DESCRIPTION OF THE TASK: Restate the material word for word and leave out anything that is a picture.

-- START OF DATA BLOCK --

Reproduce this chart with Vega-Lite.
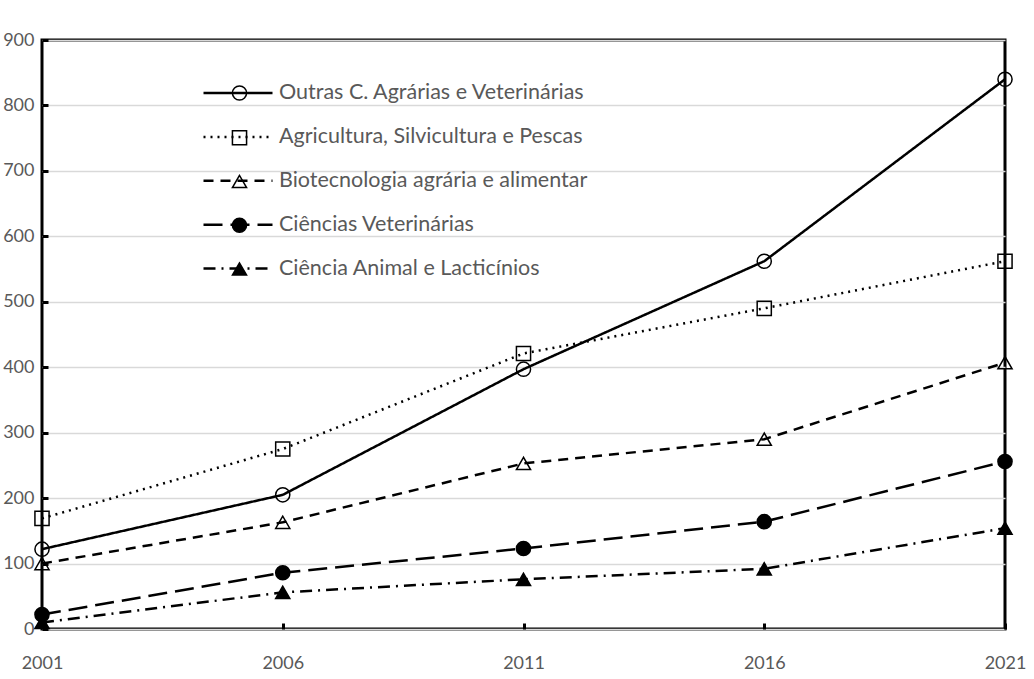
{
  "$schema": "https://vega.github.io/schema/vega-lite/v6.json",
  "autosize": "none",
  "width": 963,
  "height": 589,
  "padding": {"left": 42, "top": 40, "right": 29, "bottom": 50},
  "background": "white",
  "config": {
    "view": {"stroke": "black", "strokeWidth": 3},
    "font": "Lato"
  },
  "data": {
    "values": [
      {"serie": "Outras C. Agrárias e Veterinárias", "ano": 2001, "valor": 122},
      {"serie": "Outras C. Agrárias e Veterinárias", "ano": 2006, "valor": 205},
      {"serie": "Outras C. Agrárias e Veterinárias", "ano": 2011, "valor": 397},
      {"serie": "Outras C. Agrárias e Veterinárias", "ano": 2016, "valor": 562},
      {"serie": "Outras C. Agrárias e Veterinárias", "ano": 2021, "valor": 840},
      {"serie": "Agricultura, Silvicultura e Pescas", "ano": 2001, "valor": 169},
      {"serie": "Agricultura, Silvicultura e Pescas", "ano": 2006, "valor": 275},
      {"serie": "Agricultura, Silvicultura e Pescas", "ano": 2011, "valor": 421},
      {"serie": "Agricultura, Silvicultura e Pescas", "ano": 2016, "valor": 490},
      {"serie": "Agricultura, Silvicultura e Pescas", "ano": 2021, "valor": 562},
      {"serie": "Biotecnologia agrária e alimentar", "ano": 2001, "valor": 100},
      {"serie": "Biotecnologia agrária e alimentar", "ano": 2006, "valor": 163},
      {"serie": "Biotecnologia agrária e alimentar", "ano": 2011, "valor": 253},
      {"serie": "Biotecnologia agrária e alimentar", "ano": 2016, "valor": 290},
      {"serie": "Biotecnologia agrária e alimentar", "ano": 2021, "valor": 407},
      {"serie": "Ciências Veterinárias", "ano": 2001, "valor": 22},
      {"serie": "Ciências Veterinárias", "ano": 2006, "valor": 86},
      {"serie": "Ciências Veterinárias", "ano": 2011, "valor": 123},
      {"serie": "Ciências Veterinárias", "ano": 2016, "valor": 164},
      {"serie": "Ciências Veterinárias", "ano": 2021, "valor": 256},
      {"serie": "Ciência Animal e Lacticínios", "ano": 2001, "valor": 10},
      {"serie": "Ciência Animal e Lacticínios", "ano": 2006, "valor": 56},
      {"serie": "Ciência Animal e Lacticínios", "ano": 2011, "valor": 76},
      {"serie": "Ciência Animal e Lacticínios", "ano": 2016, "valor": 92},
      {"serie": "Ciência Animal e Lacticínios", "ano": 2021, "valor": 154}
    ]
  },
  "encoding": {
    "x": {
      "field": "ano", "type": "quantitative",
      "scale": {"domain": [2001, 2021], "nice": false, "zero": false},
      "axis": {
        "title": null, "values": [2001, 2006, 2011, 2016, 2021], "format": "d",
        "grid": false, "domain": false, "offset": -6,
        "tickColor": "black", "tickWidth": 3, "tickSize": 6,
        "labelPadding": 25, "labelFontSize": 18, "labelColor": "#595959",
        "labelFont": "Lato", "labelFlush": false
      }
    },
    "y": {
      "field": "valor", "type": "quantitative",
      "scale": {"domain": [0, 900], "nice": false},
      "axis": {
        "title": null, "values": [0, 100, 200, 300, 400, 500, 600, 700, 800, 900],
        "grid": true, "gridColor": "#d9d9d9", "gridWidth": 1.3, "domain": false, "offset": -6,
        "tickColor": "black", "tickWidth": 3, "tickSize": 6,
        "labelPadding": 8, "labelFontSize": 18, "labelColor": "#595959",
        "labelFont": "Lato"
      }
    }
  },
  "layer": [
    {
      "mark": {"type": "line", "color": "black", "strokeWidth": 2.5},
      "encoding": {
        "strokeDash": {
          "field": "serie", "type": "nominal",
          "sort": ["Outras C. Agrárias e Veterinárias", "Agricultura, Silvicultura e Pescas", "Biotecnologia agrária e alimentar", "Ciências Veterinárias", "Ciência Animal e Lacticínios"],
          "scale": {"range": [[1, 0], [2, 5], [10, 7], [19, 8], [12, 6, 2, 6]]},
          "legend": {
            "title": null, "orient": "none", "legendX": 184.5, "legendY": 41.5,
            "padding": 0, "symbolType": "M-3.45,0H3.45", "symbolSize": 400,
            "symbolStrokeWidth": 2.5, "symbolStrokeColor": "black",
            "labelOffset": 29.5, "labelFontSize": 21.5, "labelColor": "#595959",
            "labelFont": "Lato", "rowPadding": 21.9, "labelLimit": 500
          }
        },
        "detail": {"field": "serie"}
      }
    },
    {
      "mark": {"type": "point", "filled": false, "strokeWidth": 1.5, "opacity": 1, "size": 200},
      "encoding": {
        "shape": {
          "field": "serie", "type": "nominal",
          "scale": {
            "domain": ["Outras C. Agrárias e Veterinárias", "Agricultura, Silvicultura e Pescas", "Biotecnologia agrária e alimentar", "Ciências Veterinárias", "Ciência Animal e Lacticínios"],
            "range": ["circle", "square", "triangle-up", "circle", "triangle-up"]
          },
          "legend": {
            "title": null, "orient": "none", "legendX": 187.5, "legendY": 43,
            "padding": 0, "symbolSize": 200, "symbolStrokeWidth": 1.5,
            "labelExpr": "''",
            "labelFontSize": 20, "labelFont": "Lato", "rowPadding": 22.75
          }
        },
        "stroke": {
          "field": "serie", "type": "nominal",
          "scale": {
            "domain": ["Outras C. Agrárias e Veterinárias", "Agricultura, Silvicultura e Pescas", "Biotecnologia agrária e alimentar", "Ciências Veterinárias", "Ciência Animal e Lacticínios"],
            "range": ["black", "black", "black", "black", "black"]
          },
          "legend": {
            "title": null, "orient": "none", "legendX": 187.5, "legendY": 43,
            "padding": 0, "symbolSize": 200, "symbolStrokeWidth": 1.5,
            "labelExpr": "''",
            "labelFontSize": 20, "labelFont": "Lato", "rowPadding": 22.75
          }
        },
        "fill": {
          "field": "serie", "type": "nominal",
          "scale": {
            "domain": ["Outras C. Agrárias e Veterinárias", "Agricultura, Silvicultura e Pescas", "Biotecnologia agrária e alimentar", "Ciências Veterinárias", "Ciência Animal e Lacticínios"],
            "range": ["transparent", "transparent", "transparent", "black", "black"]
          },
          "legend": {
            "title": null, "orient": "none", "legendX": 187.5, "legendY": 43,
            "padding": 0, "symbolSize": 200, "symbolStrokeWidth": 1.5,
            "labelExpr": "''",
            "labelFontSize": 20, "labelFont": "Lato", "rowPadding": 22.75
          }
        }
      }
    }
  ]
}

-- END OF DATA BLOCK --

RESULT OF THE EXERCISE:
Reproduce this chart with Vega-Lite.
{
  "$schema": "https://vega.github.io/schema/vega-lite/v6.json",
  "autosize": "none",
  "width": 963,
  "height": 589,
  "padding": {"left": 42, "top": 40, "right": 29, "bottom": 50},
  "background": "white",
  "config": {
    "view": {"stroke": "black", "strokeWidth": 3},
    "font": "Lato"
  },
  "data": {
    "values": [
      {"serie": "Outras C. Agrárias e Veterinárias", "ano": 2001, "valor": 122},
      {"serie": "Outras C. Agrárias e Veterinárias", "ano": 2006, "valor": 205},
      {"serie": "Outras C. Agrárias e Veterinárias", "ano": 2011, "valor": 397},
      {"serie": "Outras C. Agrárias e Veterinárias", "ano": 2016, "valor": 562},
      {"serie": "Outras C. Agrárias e Veterinárias", "ano": 2021, "valor": 840},
      {"serie": "Agricultura, Silvicultura e Pescas", "ano": 2001, "valor": 169},
      {"serie": "Agricultura, Silvicultura e Pescas", "ano": 2006, "valor": 275},
      {"serie": "Agricultura, Silvicultura e Pescas", "ano": 2011, "valor": 421},
      {"serie": "Agricultura, Silvicultura e Pescas", "ano": 2016, "valor": 490},
      {"serie": "Agricultura, Silvicultura e Pescas", "ano": 2021, "valor": 562},
      {"serie": "Biotecnologia agrária e alimentar", "ano": 2001, "valor": 100},
      {"serie": "Biotecnologia agrária e alimentar", "ano": 2006, "valor": 163},
      {"serie": "Biotecnologia agrária e alimentar", "ano": 2011, "valor": 253},
      {"serie": "Biotecnologia agrária e alimentar", "ano": 2016, "valor": 290},
      {"serie": "Biotecnologia agrária e alimentar", "ano": 2021, "valor": 407},
      {"serie": "Ciências Veterinárias", "ano": 2001, "valor": 22},
      {"serie": "Ciências Veterinárias", "ano": 2006, "valor": 86},
      {"serie": "Ciências Veterinárias", "ano": 2011, "valor": 123},
      {"serie": "Ciências Veterinárias", "ano": 2016, "valor": 164},
      {"serie": "Ciências Veterinárias", "ano": 2021, "valor": 256},
      {"serie": "Ciência Animal e Lacticínios", "ano": 2001, "valor": 10},
      {"serie": "Ciência Animal e Lacticínios", "ano": 2006, "valor": 56},
      {"serie": "Ciência Animal e Lacticínios", "ano": 2011, "valor": 76},
      {"serie": "Ciência Animal e Lacticínios", "ano": 2016, "valor": 92},
      {"serie": "Ciência Animal e Lacticínios", "ano": 2021, "valor": 154}
    ]
  },
  "encoding": {
    "x": {
      "field": "ano", "type": "quantitative",
      "scale": {"domain": [2001, 2021], "nice": false, "zero": false},
      "axis": {
        "title": null, "values": [2001, 2006, 2011, 2016, 2021], "format": "d",
        "grid": false, "domain": false, "offset": -6,
        "tickColor": "black", "tickWidth": 3, "tickSize": 6,
        "labelPadding": 25, "labelFontSize": 18, "labelColor": "#595959",
        "labelFont": "Lato", "labelFlush": false
      }
    },
    "y": {
      "field": "valor", "type": "quantitative",
      "scale": {"domain": [0, 900], "nice": false},
      "axis": {
        "title": null, "values": [0, 100, 200, 300, 400, 500, 600, 700, 800, 900],
        "grid": true, "gridColor": "#d9d9d9", "gridWidth": 1.3, "domain": false, "offset": -6,
        "tickColor": "black", "tickWidth": 3, "tickSize": 6,
        "labelPadding": 8, "labelFontSize": 18, "labelColor": "#595959",
        "labelFont": "Lato"
      }
    }
  },
  "layer": [
    {
      "mark": {"type": "line", "color": "black", "strokeWidth": 2.5},
      "encoding": {
        "strokeDash": {
          "field": "serie", "type": "nominal",
          "sort": ["Outras C. Agrárias e Veterinárias", "Agricultura, Silvicultura e Pescas", "Biotecnologia agrária e alimentar", "Ciências Veterinárias", "Ciência Animal e Lacticínios"],
          "scale": {"range": [[1, 0], [2, 5], [10, 7], [19, 8], [12, 6, 2, 6]]},
          "legend": {
            "title": null, "orient": "none", "legendX": 184.5, "legendY": 41.5,
            "padding": 0, "symbolType": "M-3.45,0H3.45", "symbolSize": 400,
            "symbolStrokeWidth": 2.5, "symbolStrokeColor": "black",
            "labelOffset": 29.5, "labelFontSize": 21.5, "labelColor": "#595959",
            "labelFont": "Lato", "rowPadding": 21.9, "labelLimit": 500
          }
        },
        "detail": {"field": "serie"}
      }
    },
    {
      "mark": {"type": "point", "filled": false, "strokeWidth": 1.5, "opacity": 1, "size": 200},
      "encoding": {
        "shape": {
          "field": "serie", "type": "nominal",
          "scale": {
            "domain": ["Outras C. Agrárias e Veterinárias", "Agricultura, Silvicultura e Pescas", "Biotecnologia agrária e alimentar", "Ciências Veterinárias", "Ciência Animal e Lacticínios"],
            "range": ["circle", "square", "triangle-up", "circle", "triangle-up"]
          },
          "legend": {
            "title": null, "orient": "none", "legendX": 187.5, "legendY": 43,
            "padding": 0, "symbolSize": 200, "symbolStrokeWidth": 1.5,
            "labelExpr": "''",
            "labelFontSize": 20, "labelFont": "Lato", "rowPadding": 22.75
          }
        },
        "stroke": {
          "field": "serie", "type": "nominal",
          "scale": {
            "domain": ["Outras C. Agrárias e Veterinárias", "Agricultura, Silvicultura e Pescas", "Biotecnologia agrária e alimentar", "Ciências Veterinárias", "Ciência Animal e Lacticínios"],
            "range": ["black", "black", "black", "black", "black"]
          },
          "legend": {
            "title": null, "orient": "none", "legendX": 187.5, "legendY": 43,
            "padding": 0, "symbolSize": 200, "symbolStrokeWidth": 1.5,
            "labelExpr": "''",
            "labelFontSize": 20, "labelFont": "Lato", "rowPadding": 22.75
          }
        },
        "fill": {
          "field": "serie", "type": "nominal",
          "scale": {
            "domain": ["Outras C. Agrárias e Veterinárias", "Agricultura, Silvicultura e Pescas", "Biotecnologia agrária e alimentar", "Ciências Veterinárias", "Ciência Animal e Lacticínios"],
            "range": ["transparent", "transparent", "transparent", "black", "black"]
          },
          "legend": {
            "title": null, "orient": "none", "legendX": 187.5, "legendY": 43,
            "padding": 0, "symbolSize": 200, "symbolStrokeWidth": 1.5,
            "labelExpr": "''",
            "labelFontSize": 20, "labelFont": "Lato", "rowPadding": 22.75
          }
        }
      }
    }
  ]
}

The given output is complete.